---------- Material shown
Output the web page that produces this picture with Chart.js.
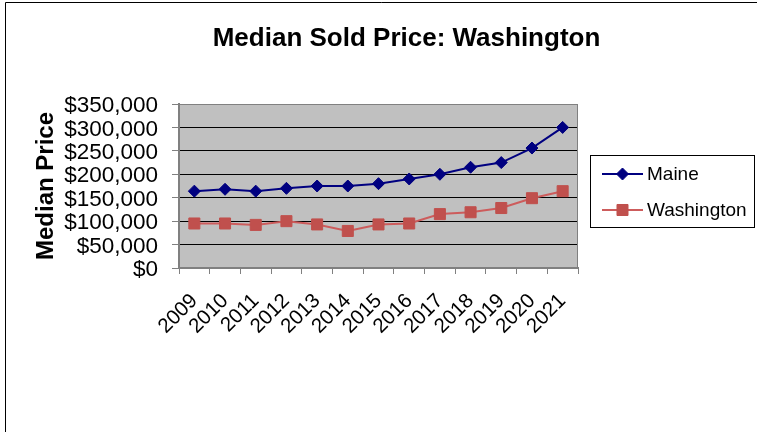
<!DOCTYPE html>
<html lang="en">
<head>
  <meta charset="UTF-8">
  <title>Median Sold Price: Washington</title>
  <script src="https://cdn.jsdelivr.net/npm/chart.js"></script>
  <style>
    body {
      margin: 0;
      padding: 0;
      background: #fff;
    }
    #chart {
      display: block;
    }
  </style>
</head>
<body>
  <canvas id="chart" width="757" height="432"></canvas>

  <script>
    // Data
    const years = ['2009', '2010', '2011', '2012', '2013', '2014', '2015', '2016', '2017', '2018', '2019', '2020', '2021'];
    const maine = [164000, 168000, 164000, 170000, 175000, 175000, 180000, 190000, 200000, 215000, 225000, 256000, 300000];
    const washington = [95000, 95000, 92000, 100000, 93000, 79000, 93000, 95000, 115000, 119000, 128000, 149000, 164000];
    const priceTicks = [0, 50000, 100000, 150000, 200000, 250000, 300000, 350000];
    const chartTitle = 'Median Sold Price: Washington';

    const fontFamily = "'Liberation Sans', Arial, sans-serif";

    // Outer frame, title, plot background and plot border
    const framePlugin = {
      id: 'frame',
      beforeDraw(chart) {
        const { ctx, chartArea: a } = chart;
        ctx.save();
        ctx.fillStyle = '#C0C0C0';
        ctx.fillRect(a.left, a.top, a.right - a.left, a.bottom - a.top);
        ctx.restore();
      },
      afterDraw(chart) {
        const { ctx, chartArea: a } = chart;
        ctx.save();
        ctx.strokeStyle = '#808080';
        ctx.lineWidth = 1;
        ctx.strokeRect(a.left + 0.5, a.top + 0.5, a.right - a.left - 1, a.bottom - a.top);
        // chart border (only top and left show)
        ctx.strokeStyle = '#000';
        ctx.beginPath();
        ctx.moveTo(5.5, chart.height);
        ctx.lineTo(5.5, 2.5);
        ctx.lineTo(chart.width, 2.5);
        ctx.stroke();
        // title, centred on the whole chart
        ctx.fillStyle = '#000';
        ctx.font = 'bold 26px ' + fontFamily;
        ctx.textAlign = 'center';
        ctx.textBaseline = 'alphabetic';
        ctx.fillText(chartTitle, 406.5, 46);
        ctx.restore();
      }
    };

    // Excel style legend box on the right
    const legendPlugin = {
      id: 'boxLegend',
      afterDraw(chart) {
        const ctx = chart.ctx;
        ctx.save();
        ctx.strokeStyle = '#000';
        ctx.lineWidth = 1;
        ctx.strokeRect(590.5, 155.5, 164, 72);
        ctx.font = '19px ' + fontFamily;
        ctx.textBaseline = 'middle';
        ctx.fillStyle = '#000';
        const rows = [174, 210];
        chart.data.datasets.forEach((ds, i) => {
          const y = rows[i];
          ctx.strokeStyle = ds.borderColor;
          ctx.lineWidth = 2;
          ctx.beginPath();
          ctx.moveTo(602, y);
          ctx.lineTo(643, y);
          ctx.stroke();
          ctx.fillStyle = ds.pointBackgroundColor;
          ctx.strokeStyle = ds.pointBorderColor;
          ctx.lineWidth = 1;
          Chart.helpers.drawPoint(ctx, { pointStyle: ds.pointStyle, radius: ds.pointRadius, rotation: 0, borderWidth: 1 }, 622.5, y);
          ctx.fillStyle = '#000';
          ctx.fillText(ds.label, 647, y + 1);
        });
        ctx.restore();
      }
    };

    new Chart(document.getElementById('chart'), {
      type: 'line',
      data: {
        labels: years,
        datasets: [
          {
            label: 'Maine',
            data: maine,
            borderColor: '#000080',
            borderWidth: 2,
            pointStyle: 'rectRot',
            pointRadius: 6,
            pointBackgroundColor: '#000080',
            pointBorderColor: '#000080',
            pointBorderWidth: 1,
            tension: 0
          },
          {
            label: 'Washington',
            data: washington,
            borderColor: '#CD5C5C',
            borderWidth: 2,
            pointStyle: 'rect',
            pointRadius: 7.8,
            pointBackgroundColor: '#C0504D',
            pointBorderColor: '#C0504D',
            pointBorderWidth: 1,
            tension: 0
          }
        ]
      },
      options: {
        responsive: false,
        animation: false,
        layout: { padding: { left: 0, right: 179, top: 104, bottom: 0 } },
        plugins: {
          legend: { display: false },
          tooltip: { enabled: false },
          title: { display: false }
        },
        scales: {
          x: {
            offset: true,
            grid: { offset: true, drawOnChartArea: false, drawTicks: true, tickLength: 6, color: '#808080' },
            border: { display: true, color: '#808080', width: 2 },
            ticks: {
              color: '#000',
              font: { family: fontFamily, size: 20.5 },
              minRotation: 45,
              maxRotation: 45,
              autoSkip: false,
              padding: 15
            },
            afterFit(scale) { scale.height = 164; }
          },
          y: {
            min: 0,
            max: 350000,
            afterBuildTicks(scale) { scale.ticks = priceTicks.map(v => ({ value: v })); },
            grid: { color: '#000', lineWidth: 1, tickLength: 7, tickColor: '#808080' },
            border: { display: true, color: '#808080', width: 2 },
            ticks: {
              color: '#000',
              font: { family: fontFamily, size: 22.5 },
              padding: 14,
              labelOffset: 2,
              autoSkip: false,
              callback: v => '$' + v.toLocaleString('en-US')
            },
            title: {
              display: true,
              text: 'Median Price',
              color: '#000',
              font: { family: fontFamily, size: 24, weight: 'bold' },
              padding: { top: 32, bottom: 0 }
            },
            afterFit(scale) { scale.width = 179; }
          }
        }
      },
      plugins: [framePlugin, legendPlugin]
    });
  </script>
</body>
</html>
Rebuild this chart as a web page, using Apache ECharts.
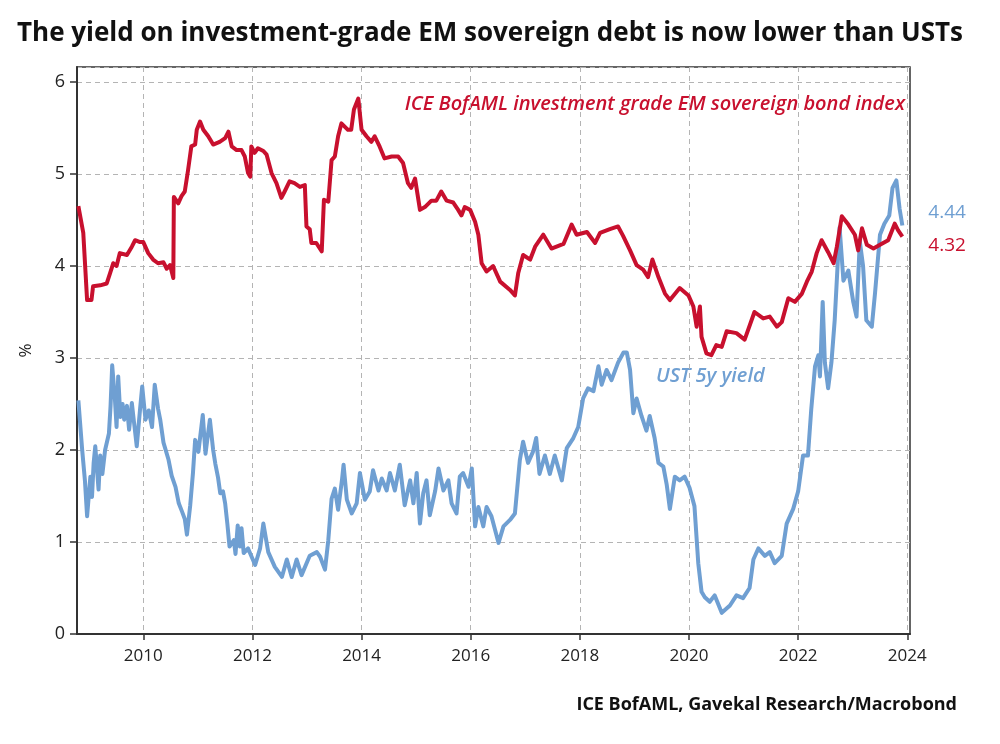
<!DOCTYPE html>
<html lang="en">
<head>
    <meta charset="UTF-8">
    <title>EM sovereign vs UST yields</title>
    <style>
        html, body { margin: 0; padding: 0; background: #fff; }
        #main { width: 1000px; height: 744px; }
    </style>
</head>
<body>
    <div id="main"></div>
    <script src="https://cdn.jsdelivr.net/npm/echarts@6/dist/echarts.min.js"></script>
    <script>
        // ICE BofAML investment grade EM sovereign bond index (yield, %)
        const emDates = [
            2008.81, 2008.90, 2008.97, 2009.05, 2009.08, 2009.21, 2009.33, 2009.39, 2009.45, 2009.51,
            2009.57, 2009.70, 2009.79, 2009.85, 2009.94, 2010.00, 2010.09, 2010.18, 2010.27, 2010.37,
            2010.43, 2010.49, 2010.55, 2010.56, 2010.64, 2010.70, 2010.76, 2010.82, 2010.88, 2010.95,
            2010.98, 2011.04, 2011.10, 2011.19, 2011.28, 2011.40, 2011.50, 2011.56, 2011.62, 2011.71,
            2011.80, 2011.86, 2011.92, 2011.96, 2011.98, 2012.04, 2012.10, 2012.20, 2012.26, 2012.35,
            2012.44, 2012.53, 2012.59, 2012.68, 2012.77, 2012.87, 2012.96, 2012.99, 2013.05, 2013.08,
            2013.17, 2013.27, 2013.31, 2013.39, 2013.45, 2013.51, 2013.57, 2013.63, 2013.75, 2013.81,
            2013.86, 2013.94, 2013.97, 2014.00, 2014.09, 2014.18, 2014.24, 2014.33, 2014.42, 2014.55,
            2014.67, 2014.76, 2014.85, 2014.91, 2014.98, 2015.07, 2015.16, 2015.28, 2015.37, 2015.46,
            2015.56, 2015.68, 2015.77, 2015.83, 2015.89, 2015.99, 2016.08, 2016.14, 2016.20, 2016.29,
            2016.41, 2016.54, 2016.72, 2016.81, 2016.87, 2016.96, 2017.09, 2017.18, 2017.33, 2017.48,
            2017.70, 2017.85, 2017.94, 2018.13, 2018.28, 2018.37, 2018.55, 2018.70, 2018.79, 2018.92,
            2019.04, 2019.16, 2019.25, 2019.33, 2019.44, 2019.56, 2019.65, 2019.83, 2019.99, 2020.08,
            2020.14, 2020.20, 2020.23, 2020.32, 2020.41, 2020.50, 2020.60, 2020.69, 2020.87, 2021.02,
            2021.20, 2021.36, 2021.48, 2021.61, 2021.70, 2021.82, 2021.94, 2022.07, 2022.16, 2022.25,
            2022.34, 2022.43, 2022.55, 2022.65, 2022.71, 2022.80, 2022.92, 2023.04, 2023.10, 2023.17,
            2023.26, 2023.38, 2023.50, 2023.65, 2023.77, 2023.83, 2023.91
        ];
        const emValues = [
            4.65, 4.36, 3.63, 3.63, 3.78, 3.79, 3.81, 3.92, 4.03, 4.00,
            4.14, 4.12, 4.21, 4.28, 4.26, 4.26, 4.14, 4.07, 4.03, 4.04,
            3.97, 4.01, 3.87, 4.75, 4.68, 4.76, 4.81, 5.04, 5.30, 5.32,
            5.48, 5.57, 5.48, 5.41, 5.32, 5.35, 5.39, 5.46, 5.30, 5.26,
            5.26, 5.19, 5.01, 4.97, 5.30, 5.23, 5.28, 5.25, 5.21, 5.01,
            4.90, 4.74, 4.81, 4.92, 4.90, 4.86, 4.88, 4.43, 4.40, 4.25,
            4.25, 4.16, 4.72, 4.70, 5.15, 5.19, 5.41, 5.55, 5.48, 5.48,
            5.70, 5.82, 5.84, 5.48, 5.41, 5.35, 5.41, 5.30, 5.17, 5.19,
            5.19, 5.12, 4.90, 4.85, 4.95, 4.61, 4.64, 4.71, 4.71, 4.81,
            4.71, 4.69, 4.61, 4.55, 4.64, 4.61, 4.48, 4.34, 4.03, 3.94,
            4.00, 3.83, 3.74, 3.68, 3.92, 4.12, 4.07, 4.21, 4.34, 4.19,
            4.24, 4.45, 4.34, 4.37, 4.25, 4.36, 4.40, 4.43, 4.33, 4.17,
            4.01, 3.96, 3.88, 4.07, 3.88, 3.70, 3.63, 3.76, 3.68, 3.56,
            3.34, 3.56, 3.23, 3.05, 3.03, 3.14, 3.12, 3.29, 3.27, 3.20,
            3.50, 3.43, 3.45, 3.34, 3.39, 3.65, 3.61, 3.70, 3.83, 3.94,
            4.14, 4.28, 4.15, 4.03, 4.21, 4.54, 4.45, 4.34, 4.17, 4.41,
            4.23, 4.19, 4.23, 4.28, 4.46, 4.39, 4.32
        ];

        // UST 5y yield (%)
        const ustDates = [
            2008.81, 2008.88, 2008.93, 2008.97, 2009.03, 2009.06, 2009.09, 2009.12, 2009.18, 2009.21,
            2009.25, 2009.30, 2009.37, 2009.40, 2009.43, 2009.48, 2009.51, 2009.54, 2009.58, 2009.62,
            2009.65, 2009.70, 2009.74, 2009.79, 2009.83, 2009.88, 2009.94, 2009.98, 2010.04, 2010.10,
            2010.16, 2010.21, 2010.27, 2010.31, 2010.37, 2010.46, 2010.52, 2010.59, 2010.65, 2010.71,
            2010.76, 2010.80, 2010.86, 2010.91, 2010.95, 2011.01, 2011.09, 2011.14, 2011.17, 2011.22,
            2011.28, 2011.32, 2011.37, 2011.41, 2011.46, 2011.50, 2011.54, 2011.58, 2011.66, 2011.69,
            2011.73, 2011.77, 2011.80, 2011.84, 2011.92, 2012.05, 2012.14, 2012.20, 2012.29, 2012.41,
            2012.54, 2012.63, 2012.72, 2012.81, 2012.90, 2013.05, 2013.18, 2013.24, 2013.33, 2013.39,
            2013.45, 2013.51, 2013.57, 2013.64, 2013.67, 2013.73, 2013.82, 2013.91, 2013.97, 2014.06,
            2014.15, 2014.21, 2014.31, 2014.37, 2014.46, 2014.52, 2014.61, 2014.70, 2014.79, 2014.89,
            2014.95, 2015.01, 2015.07, 2015.13, 2015.19, 2015.25, 2015.35, 2015.41, 2015.50, 2015.59,
            2015.65, 2015.74, 2015.80, 2015.86, 2015.96, 2016.02, 2016.08, 2016.14, 2016.23, 2016.29,
            2016.38, 2016.51, 2016.60, 2016.72, 2016.81, 2016.90, 2016.96, 2017.05, 2017.14, 2017.20,
            2017.26, 2017.36, 2017.45, 2017.54, 2017.67, 2017.76, 2017.88, 2017.97, 2018.06, 2018.15,
            2018.25, 2018.34, 2018.40, 2018.49, 2018.58, 2018.70, 2018.80, 2018.86, 2018.92, 2018.98,
            2019.04, 2019.13, 2019.22, 2019.28, 2019.37, 2019.44, 2019.53, 2019.59, 2019.65, 2019.74,
            2019.83, 2019.92, 2020.01, 2020.10, 2020.17, 2020.23, 2020.29, 2020.38, 2020.47, 2020.60,
            2020.75, 2020.87, 2020.99, 2021.11, 2021.18, 2021.27, 2021.39, 2021.48, 2021.57, 2021.70,
            2021.79, 2021.91, 2022.00, 2022.09, 2022.18, 2022.24, 2022.31, 2022.37, 2022.40, 2022.45,
            2022.49, 2022.55, 2022.61, 2022.67, 2022.76, 2022.83, 2022.92, 2023.01, 2023.07, 2023.13,
            2023.19, 2023.25, 2023.35, 2023.41, 2023.50, 2023.58, 2023.67, 2023.73, 2023.80, 2023.86,
            2023.91
        ];
        const ustValues = [
            2.54, 2.00, 1.67, 1.28, 1.71, 1.49, 1.86, 2.04, 1.57, 1.94,
            1.74, 2.00, 2.18, 2.48, 2.92, 2.55, 2.25, 2.80, 2.36, 2.50,
            2.33, 2.48, 2.22, 2.51, 2.30, 2.04, 2.44, 2.69, 2.33, 2.43,
            2.25, 2.71, 2.45, 2.33, 2.08, 1.90, 1.72, 1.60, 1.42, 1.33,
            1.25, 1.08, 1.40, 1.75, 2.11, 1.98, 2.38, 1.96, 2.10, 2.33,
            2.00, 1.85, 1.70, 1.53, 1.55, 1.42, 1.20, 0.95, 1.02, 0.87,
            1.18, 0.95, 1.15, 0.88, 0.93, 0.75, 0.93, 1.20, 0.89, 0.73,
            0.62, 0.81, 0.62, 0.81, 0.64, 0.85, 0.89, 0.84, 0.70, 1.02,
            1.47, 1.58, 1.35, 1.67, 1.84, 1.46, 1.31, 1.42, 1.75, 1.46,
            1.55, 1.78, 1.56, 1.69, 1.56, 1.75, 1.56, 1.84, 1.40, 1.67,
            1.42, 1.75, 1.20, 1.53, 1.67, 1.29, 1.56, 1.80, 1.56, 1.67,
            1.42, 1.31, 1.71, 1.75, 1.60, 1.80, 1.17, 1.38, 1.17, 1.38,
            1.28, 0.99, 1.17, 1.24, 1.31, 1.89, 2.09, 1.86, 1.98, 2.13,
            1.74, 1.94, 1.74, 1.94, 1.67, 2.02, 2.13, 2.25, 2.56, 2.67,
            2.64, 2.91, 2.71, 2.87, 2.76, 2.95, 3.06, 3.06, 2.87, 2.40,
            2.56, 2.37, 2.21, 2.37, 2.13, 1.86, 1.82, 1.63, 1.36, 1.71,
            1.67, 1.71, 1.59, 1.39, 0.77, 0.46, 0.40, 0.35, 0.42, 0.23,
            0.31, 0.42, 0.39, 0.50, 0.81, 0.93, 0.85, 0.89, 0.77, 0.85,
            1.20, 1.36, 1.55, 1.94, 1.94, 2.44, 2.91, 3.03, 2.80, 3.61,
            2.95, 2.67, 2.95, 3.41, 4.42, 3.84, 3.95, 3.61, 3.45, 4.27,
            4.00, 3.41, 3.34, 3.71, 4.34, 4.46, 4.55, 4.85, 4.93, 4.62,
            4.44
        ];

        const yearTicks = [2010, 2012, 2014, 2016, 2018, 2020, 2022, 2024];

        const RED = '#c8102e';
        const BLUE = '#6f9fd2';

        const toPairs = (xs, ys) => xs.map((x, i) => [x, ys[i]]);

        const myChart = echarts.init(document.getElementById('main'));

        const font = 'Open Sans';
        const gridLine = { show: true, lineStyle: { color: '#b4b4b4', type: [5, 4], width: 1 } };

        const option = {
            backgroundColor: '#fff',
            animation: false,
            title: [{
                text: 'The yield on investment-grade EM sovereign debt is now lower than USTs',
                left: 12,
                top: 16,
                textStyle: { fontFamily: font, fontWeight: 'bold', fontSize: 26, color: '#111' }
            }, {
                text: 'ICE BofAML, Gavekal Research/Macrobond',
                right: 38,
                top: 691,
                textStyle: { fontFamily: font, fontWeight: 'bold', fontSize: 18, color: '#111' }
            }],
            grid: {
                left: 77,
                right: 90,
                top: 67,
                bottom: 110,
                show: true,
                borderColor: '#333',
                borderWidth: 1.5,
                backgroundColor: 'transparent'
            },
            xAxis: {
                type: 'value',
                min: 2008.785,
                max: 2024.05,
                axisLine: { show: true, lineStyle: { color: '#333', width: 2 } },
                axisTick: {
                    show: true,
                    customValues: yearTicks,
                    length: 6,
                    lineStyle: { color: '#333', width: 1.5 }
                },
                axisLabel: {
                    customValues: yearTicks,
                    margin: 14,
                    fontFamily: font,
                    fontSize: 17,
                    color: '#222',
                    formatter: v => String(Math.round(v))
                },
                splitLine: gridLine
            },
            yAxis: {
                type: 'value',
                min: 0,
                max: 6.163,
                interval: 1,
                name: '%',
                nameLocation: 'middle',
                nameRotate: 90,
                nameGap: 42,
                nameTextStyle: { fontFamily: font, fontSize: 17, color: '#222' },
                axisLine: { show: true, lineStyle: { color: '#333', width: 2 } },
                axisTick: { show: true, length: 7, lineStyle: { color: '#333', width: 1.5 } },
                axisLabel: {
                    showMaxLabel: false,
                    margin: 12,
                    fontFamily: font,
                    fontSize: 18,
                    color: '#222'
                },
                splitLine: gridLine
            },
            series: [{
                name: 'UST 5y yield',
                type: 'line',
                data: toPairs(ustDates, ustValues),
                showSymbol: false,
                lineStyle: { color: BLUE, width: 4, join: 'round' },
                itemStyle: { color: BLUE },
                endLabel: {
                    show: true,
                    formatter: p => p.value[1].toFixed(2),
                    color: BLUE,
                    fontFamily: font,
                    fontSize: 19,
                    offset: [18, -13]
                },
                z: 2
            }, {
                name: 'ICE BofAML investment grade EM sovereign bond index',
                type: 'line',
                data: toPairs(emDates, emValues),
                showSymbol: false,
                lineStyle: { color: RED, width: 4, join: 'round' },
                itemStyle: { color: RED },
                endLabel: {
                    show: true,
                    formatter: p => p.value[1].toFixed(2),
                    color: RED,
                    fontFamily: font,
                    fontSize: 19,
                    offset: [18, 9]
                },
                z: 3
            }],
            graphic: [{
                type: 'text',
                right: 95,
                top: 94,
                style: {
                    text: 'ICE BofAML investment grade EM sovereign bond index',
                    fill: RED,
                    font: 'italic 600 20px "Open Sans"'
                }
            }, {
                type: 'text',
                left: 656,
                top: 366,
                style: {
                    text: 'UST 5y yield',
                    fill: BLUE,
                    font: 'italic 600 20px "Open Sans"'
                }
            }]
        };

        myChart.setOption(option);
    </script>
</body>
</html>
--------------------
**Exercise details**
Repeat the listing above up to and including the line with "const chartTitle = 'Median", starting from its first line. Drop any pictures.

**Full output**
Output the web page that produces this picture with Chart.js.
<!DOCTYPE html>
<html lang="en">
<head>
  <meta charset="UTF-8">
  <title>Median Sold Price: Washington</title>
  <script src="https://cdn.jsdelivr.net/npm/chart.js"></script>
  <style>
    body {
      margin: 0;
      padding: 0;
      background: #fff;
    }
    #chart {
      display: block;
    }
  </style>
</head>
<body>
  <canvas id="chart" width="757" height="432"></canvas>

  <script>
    // Data
    const years = ['2009', '2010', '2011', '2012', '2013', '2014', '2015', '2016', '2017', '2018', '2019', '2020', '2021'];
    const maine = [164000, 168000, 164000, 170000, 175000, 175000, 180000, 190000, 200000, 215000, 225000, 256000, 300000];
    const washington = [95000, 95000, 92000, 100000, 93000, 79000, 93000, 95000, 115000, 119000, 128000, 149000, 164000];
    const priceTicks = [0, 50000, 100000, 150000, 200000, 250000, 300000, 350000];
    const chartTitle = 'Median Sold Price: Washington';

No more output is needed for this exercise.